[begin PROVIDED DATA]
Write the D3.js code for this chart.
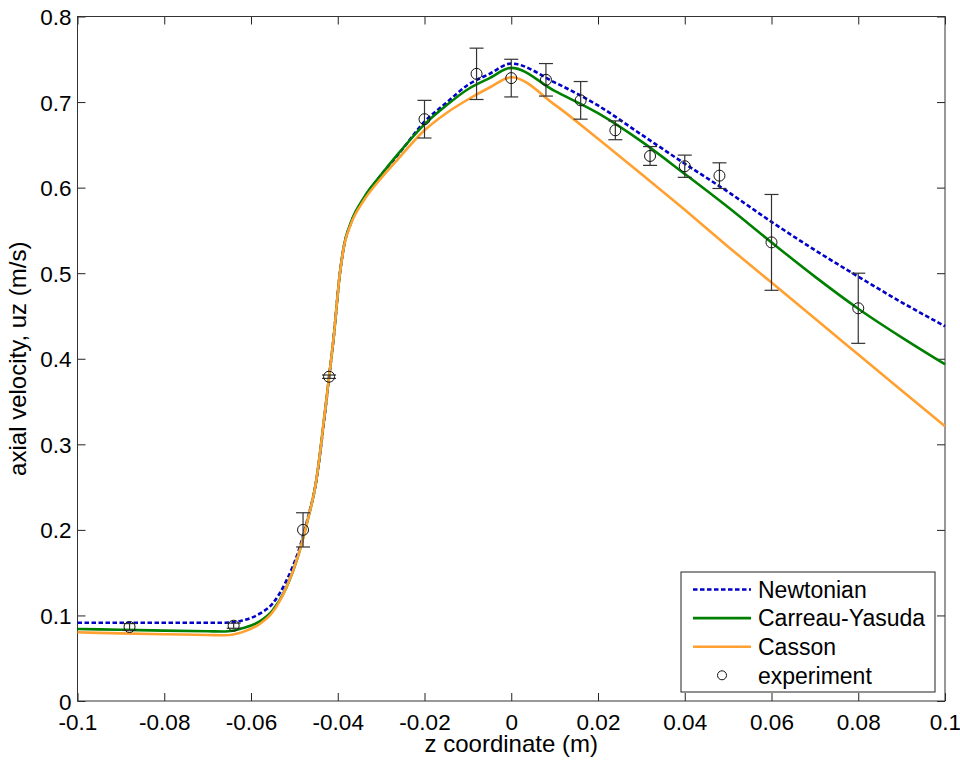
<!DOCTYPE html>
<html>
<head>
<meta charset="utf-8">
<script src="https://cdn.jsdelivr.net/npm/d3@7"></script>
<style>
  body { margin: 0; background: #fff; }
  svg { display: block; font-family: Arial, "Liberation Sans", sans-serif; }
</style>
</head>
<body>
<div id="plot-container"></div>
<script>
// model curves, all sampled on the same z positions
var zModel = [-0.1, -0.09, -0.08, -0.07, -0.066, -0.062, -0.058, -0.055, -0.052, -0.049, -0.047, -0.045,
              -0.043, -0.042, -0.041, -0.0395, -0.0385, -0.037, -0.034, -0.03, -0.026, -0.02, -0.015,
              -0.01, -0.005, 0, 0.01, 0.02, 0.03, 0.04, 0.05, 0.06, 0.07, 0.08, 0.09, 0.1];

var newtonian = [0.0915, 0.0915, 0.0915, 0.0915, 0.0915, 0.094, 0.102, 0.114, 0.139, 0.176, 0.212, 0.256,
                 0.334, 0.378, 0.422, 0.500, 0.533, 0.558, 0.587, 0.615, 0.639, 0.677, 0.699,
                 0.720, 0.733, 0.745, 0.723, 0.696, 0.662, 0.628, 0.595, 0.560, 0.527, 0.496, 0.466, 0.438];

var carreau = [0.0842, 0.0832, 0.0822, 0.0815, 0.0812, 0.085, 0.093, 0.106, 0.131, 0.172, 0.210, 0.256,
               0.336, 0.379, 0.422, 0.500, 0.534, 0.559, 0.588, 0.615, 0.640, 0.674, 0.696,
               0.715, 0.728, 0.740, 0.713, 0.687, 0.654, 0.616, 0.577, 0.536, 0.496, 0.4585, 0.425, 0.3935];

var casson = [0.0803, 0.079, 0.078, 0.0772, 0.0768, 0.0805, 0.090, 0.104, 0.131, 0.172, 0.210, 0.256,
              0.336, 0.379, 0.422, 0.500, 0.533, 0.557, 0.585, 0.611, 0.634, 0.667, 0.687,
              0.703, 0.717, 0.729, 0.697, 0.657, 0.616, 0.574, 0.531, 0.489, 0.447, 0.405, 0.363, 0.321];

// measured points with error bars
var zExp   = [-0.088, -0.064, -0.048, -0.042, -0.02, -0.008, 0, 0.008, 0.016, 0.024, 0.032, 0.04, 0.048, 0.06, 0.08];
var uzExp  = [0.0865, 0.088, 0.200, 0.379, 0.680, 0.733, 0.728, 0.726, 0.702, 0.667, 0.637, 0.625, 0.614, 0.536, 0.459];
var errExp = [0.004, 0.003, 0.020, 0.002, 0.022, 0.030, 0.022, 0.019, 0.022, 0.011, 0.011, 0.013, 0.015, 0.056, 0.041];

var xTicks = [-0.1, -0.08, -0.06, -0.04, -0.02, 0, 0.02, 0.04, 0.06, 0.08, 0.1];
var yTicks = [0, 0.1, 0.2, 0.3, 0.4, 0.5, 0.6, 0.7, 0.8];

var seriesNames = ["Newtonian", "Carreau-Yasuda", "Casson", "experiment"];
var seriesColors = ["#0000c8", "#008000", "#ffa030", "#000"];

// plot parameters
var width = 960, height = 762;
var mLeft = 77.5, mRight = 945, mTop = 16.5, mBottom = 701;

var xScale = d3.scaleLinear().domain([-0.1, 0.1]).range([mLeft, mRight]);
var yScale = d3.scaleLinear().domain([0, 0.8]).range([mBottom, mTop]);

var svg = d3.select("#plot-container")
            .append("svg")
            .attr("width", width)
            .attr("height", height);

// plain hyphen minus like the original
function fmt(d) { return String(+d.toFixed(2)); }

// axes, ticks pointing inward on all four sides
svg.append("g")
   .attr("class", "ax-b")
   .attr("transform", "translate(0," + mBottom + ")")
   .call(d3.axisBottom(xScale).tickValues(xTicks).tickSizeInner(-8).tickSizeOuter(0).tickFormat(fmt));
svg.append("g")
   .attr("transform", "translate(0," + mTop + ")")
   .call(d3.axisTop(xScale).tickValues(xTicks).tickSizeInner(-8).tickSizeOuter(0).tickFormat(""));
svg.append("g")
   .attr("class", "ax-l")
   .attr("transform", "translate(" + mLeft + ",0)")
   .call(d3.axisLeft(yScale).tickValues(yTicks).tickSizeInner(-8).tickSizeOuter(0).tickFormat(fmt));
svg.append("g")
   .attr("transform", "translate(" + mRight + ",0)")
   .call(d3.axisRight(yScale).tickValues(yTicks).tickSizeInner(-8).tickSizeOuter(0).tickFormat(""));

svg.selectAll(".domain").remove();
svg.selectAll(".tick line").attr("stroke", "#222");
svg.selectAll(".tick text").attr("fill", "#000").style("font-size", "22.5px");
svg.selectAll(".ax-b .tick text").attr("y", 13).attr("dy", "0.71em");
svg.selectAll(".ax-l .tick text").attr("x", -6).attr("dy", "0.36em");

// box
svg.append("rect")
   .attr("x", mLeft).attr("y", mTop)
   .attr("width", mRight - mLeft).attr("height", mBottom - mTop)
   .attr("fill", "none").attr("stroke", "#333").attr("stroke-width", 1);

// model lines
var line = d3.line()
             .x(function(d){ return xScale(d[0]); })
             .y(function(d){ return yScale(d[1]); })
             .curve(d3.curveMonotoneX);

var models = [newtonian, carreau, casson];
models.forEach(function(vals, i){
  svg.append("path")
     .datum(zModel.map(function(z, j){ return [z, vals[j]]; }))
     .attr("d", line)
     .attr("fill", "none")
     .attr("stroke", seriesColors[i])
     .attr("stroke-width", 2.6)
     .attr("stroke-dasharray", i == 0 ? "4.5,2.5" : null);
});

// error bars and circles
var exp = zExp.map(function(z, i){ return {z: z, u: uzExp[i], e: errExp[i]}; });

var eb = svg.append("g").attr("stroke", "#333").attr("stroke-width", 1.2);
eb.selectAll("line.v").data(exp).enter().append("line")
  .attr("x1", function(d){ return xScale(d.z); })
  .attr("x2", function(d){ return xScale(d.z); })
  .attr("y1", function(d){ return yScale(d.u - d.e); })
  .attr("y2", function(d){ return yScale(d.u + d.e); });
eb.selectAll("line.lo").data(exp).enter().append("line")
  .attr("x1", function(d){ return xScale(d.z) - 7; })
  .attr("x2", function(d){ return xScale(d.z) + 7; })
  .attr("y1", function(d){ return yScale(d.u - d.e); })
  .attr("y2", function(d){ return yScale(d.u - d.e); });
eb.selectAll("line.hi").data(exp).enter().append("line")
  .attr("x1", function(d){ return xScale(d.z) - 7; })
  .attr("x2", function(d){ return xScale(d.z) + 7; })
  .attr("y1", function(d){ return yScale(d.u + d.e); })
  .attr("y2", function(d){ return yScale(d.u + d.e); });

svg.selectAll("circle.exp").data(exp).enter().append("circle")
   .attr("class", "exp")
   .attr("cx", function(d){ return xScale(d.z); })
   .attr("cy", function(d){ return yScale(d.u); })
   .attr("r", 5.5)
   .attr("fill", "none")
   .attr("stroke", "#111")
   .attr("stroke-width", 1);

// axis labels
svg.append("text")
   .attr("x", (mLeft + mRight) / 2).attr("y", 752)
   .attr("text-anchor", "middle")
   .style("font-size", "24px")
   .text("z coordinate (m)");
svg.append("text")
   .attr("transform", "translate(26," + ((mTop + mBottom) / 2) + ") rotate(-90)")
   .attr("text-anchor", "middle")
   .style("font-size", "24px")
   .text("axial velocity, uz (m/s)");

// legend
var lg = svg.append("g").attr("transform", "translate(681,572)");
lg.append("rect")
  .attr("width", 254).attr("height", 120)
  .attr("fill", "#fff").attr("stroke", "#222").attr("stroke-width", 1);

var rowH = 28.6;
seriesNames.forEach(function(name, i){
  var y = 17.5 + i * rowH;
  if (i < 3) {
    lg.append("line")
      .attr("x1", 12).attr("x2", 70).attr("y1", y).attr("y2", y)
      .attr("stroke", seriesColors[i]).attr("stroke-width", 2.6)
      .attr("stroke-dasharray", i == 0 ? "4.5,2.5" : null);
  } else {
    lg.append("circle")
      .attr("cx", 41).attr("cy", y).attr("r", 4.5)
      .attr("fill", "none").attr("stroke", "#111").attr("stroke-width", 1);
  }
  lg.append("text")
    .attr("x", 77).attr("y", y).attr("dy", "0.36em")
    .style("font-size", "23px")
    .text(name);
});
</script>
</body>
</html>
[end PROVIDED DATA]
BRIEF: Every line from the start of the listing above through the line with "0.015, 0.056, 0.041];" should be repeated exactly; skip the pictures and add nothing else.

RESULT FOR THIS TASK:
Write the D3.js code for this chart.
<!DOCTYPE html>
<html>
<head>
<meta charset="utf-8">
<script src="https://cdn.jsdelivr.net/npm/d3@7"></script>
<style>
  body { margin: 0; background: #fff; }
  svg { display: block; font-family: Arial, "Liberation Sans", sans-serif; }
</style>
</head>
<body>
<div id="plot-container"></div>
<script>
// model curves, all sampled on the same z positions
var zModel = [-0.1, -0.09, -0.08, -0.07, -0.066, -0.062, -0.058, -0.055, -0.052, -0.049, -0.047, -0.045,
              -0.043, -0.042, -0.041, -0.0395, -0.0385, -0.037, -0.034, -0.03, -0.026, -0.02, -0.015,
              -0.01, -0.005, 0, 0.01, 0.02, 0.03, 0.04, 0.05, 0.06, 0.07, 0.08, 0.09, 0.1];

var newtonian = [0.0915, 0.0915, 0.0915, 0.0915, 0.0915, 0.094, 0.102, 0.114, 0.139, 0.176, 0.212, 0.256,
                 0.334, 0.378, 0.422, 0.500, 0.533, 0.558, 0.587, 0.615, 0.639, 0.677, 0.699,
                 0.720, 0.733, 0.745, 0.723, 0.696, 0.662, 0.628, 0.595, 0.560, 0.527, 0.496, 0.466, 0.438];

var carreau = [0.0842, 0.0832, 0.0822, 0.0815, 0.0812, 0.085, 0.093, 0.106, 0.131, 0.172, 0.210, 0.256,
               0.336, 0.379, 0.422, 0.500, 0.534, 0.559, 0.588, 0.615, 0.640, 0.674, 0.696,
               0.715, 0.728, 0.740, 0.713, 0.687, 0.654, 0.616, 0.577, 0.536, 0.496, 0.4585, 0.425, 0.3935];

var casson = [0.0803, 0.079, 0.078, 0.0772, 0.0768, 0.0805, 0.090, 0.104, 0.131, 0.172, 0.210, 0.256,
              0.336, 0.379, 0.422, 0.500, 0.533, 0.557, 0.585, 0.611, 0.634, 0.667, 0.687,
              0.703, 0.717, 0.729, 0.697, 0.657, 0.616, 0.574, 0.531, 0.489, 0.447, 0.405, 0.363, 0.321];

// measured points with error bars
var zExp   = [-0.088, -0.064, -0.048, -0.042, -0.02, -0.008, 0, 0.008, 0.016, 0.024, 0.032, 0.04, 0.048, 0.06, 0.08];
var uzExp  = [0.0865, 0.088, 0.200, 0.379, 0.680, 0.733, 0.728, 0.726, 0.702, 0.667, 0.637, 0.625, 0.614, 0.536, 0.459];
var errExp = [0.004, 0.003, 0.020, 0.002, 0.022, 0.030, 0.022, 0.019, 0.022, 0.011, 0.011, 0.013, 0.015, 0.056, 0.041];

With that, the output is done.